Os sinos dobram em Kiev – 2
Os sinos dobram em Kiev e ninguém apareceu no funeral de um país que comprometeu o futuro das democracias europeias e o bem-estar dos europeus. Os que lhe prometeram apoio temeram Putin e o espetro da guerra nuclear arrepiou a Europa.
A Nato, depois da extinção do pacto de Varsóvia, apesar do
acordo de cavalheiros para não se expandir para os países dominados pela
ex-URSS, não parou de cercar a Rússia e aumentar a zona de influência, acabando
por sofrer um revés na Geórgia, com a Ossétia do Sul e a Abcásia amputadas.
Agora, com a credível suspeita da futura adesão da Ucrânia à
Nato, o neonazi Putin, que se autointitulou libertador da Ucrânia neonazi, voltou
a repetir aí a criação da república fantoche de Donbass depois de ter usado o
mesmo expediente na Crimeia, em 2014.
O que há de novo e intolerável é a invasão da Ucrânia para
tornar o próprio país em uma república fantoche, apelando aos militares para
tomarem o poder que já conquistou.
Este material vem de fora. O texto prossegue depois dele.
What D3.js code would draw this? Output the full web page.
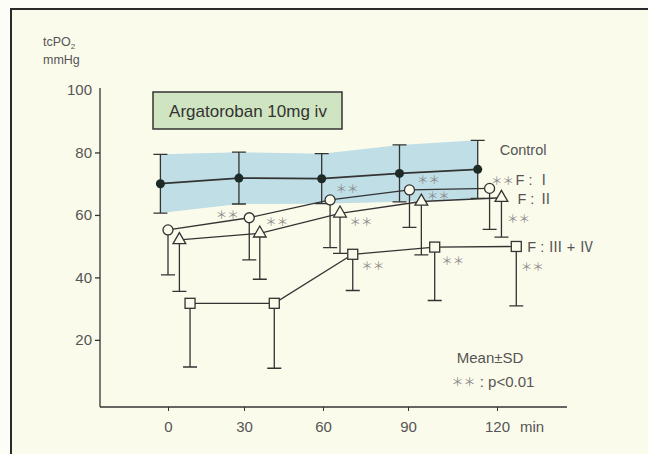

Não lhe faltarão apoiantes. É a sorte dos
fortes contra os fracos.
Os sinos dobram em Kiev e ouve-se o choro e a raiva da
impotência das democracias da Europa, cujas sanções à Rússia são também sansões
contra si próprias.
Putin é o czar nacionalista com um pouco de todos os
criminosos que o precederam no séc. XX, de Hitler, Franco e Mussolini a Mao,
Estaline e Enver Hoxha. É o ditador frio e calculista que tem na Rússia
imperial e nos czares o seu modelo, um perigo para a Rússia, a Europa e o Mundo
como previu Mário Soares.
A Ucrânia não era um modelo de democracia, onde o
autoritarismo era a tradição, onde o Batalhão Azov, milícia neonazi ultranacionalista
e xenófoba, aterrorizava as regiões russófonas e as minorias russas, sem que o
regime a desarmasse, mas, comparada com a Rússia era uma democracia.
Os sinos dobram em Kiev, e, com a Ucrânia, foram derrotados
os democratas russos que se opõem a Putin, as democracias europeias onde os
neofascistas se sentem encorajados, a defesa dos direitos humanos na Hungria e
Polónia, a UE, devastada economicamente e a tentar ultrapassar os danos da
guerra onde ninguém quis morrer, mas que a debilitou, e, finalmente, os EUA com
a vitória da China que esteve ausente.
Não é por acaso que Bolsonaro, Marine Le Pen e Trump expressaram
simpatia pelo czar da Rússia. Dos dois lados do conflito venceu o pior, o
agressor. Peço a Saramago as suas palavras em relação a Cuba, “até aqui
cheguei”, Putin, agora e sempre, nunca.
Não há o direito de acirrar ódios, aprofundar clivagens e
desintegrar nações em nome de ideologias passadas, de memórias mal enterradas
ou dos negócios do gás e armamento. Todos sabemos das deportações em massa de
Estaline e das alterações étnicas que estão na base de numerosos conflitos nos
territórios da Ex-URSS, mas temos de procurar que as diferenças não se tornem
divergências e conduzam à guerra.
Podiam os terroristas de sofá, os atiradores de palavras
pelo cano dos media, sentir o coice da culatra da arma que usam e
lembrarem-se do que fizeram à Jugoslávia quando o Vaticano e a Alemanha
reconheceram a Croácia independente e iniciaram o processo de desmembramento de
um país, que provocou centenas de milhares de mortos numa orgia de sangue, ódio
e ressentimento. E, finalmente, à Sérvia, com a criação de um país pária, o
Kosovo.
É justo, enquanto aguardamos os efeitos devastadores da
guerra e assistimos à anexação de um grande país, homenagear o comportamento do
Governo português, a quem cabe a exclusiva responsabilidade da política
externa, pela conduta sóbria e sábia que manteve.
Depois da peste e da seca, a guerra. Tudo nos corre mal.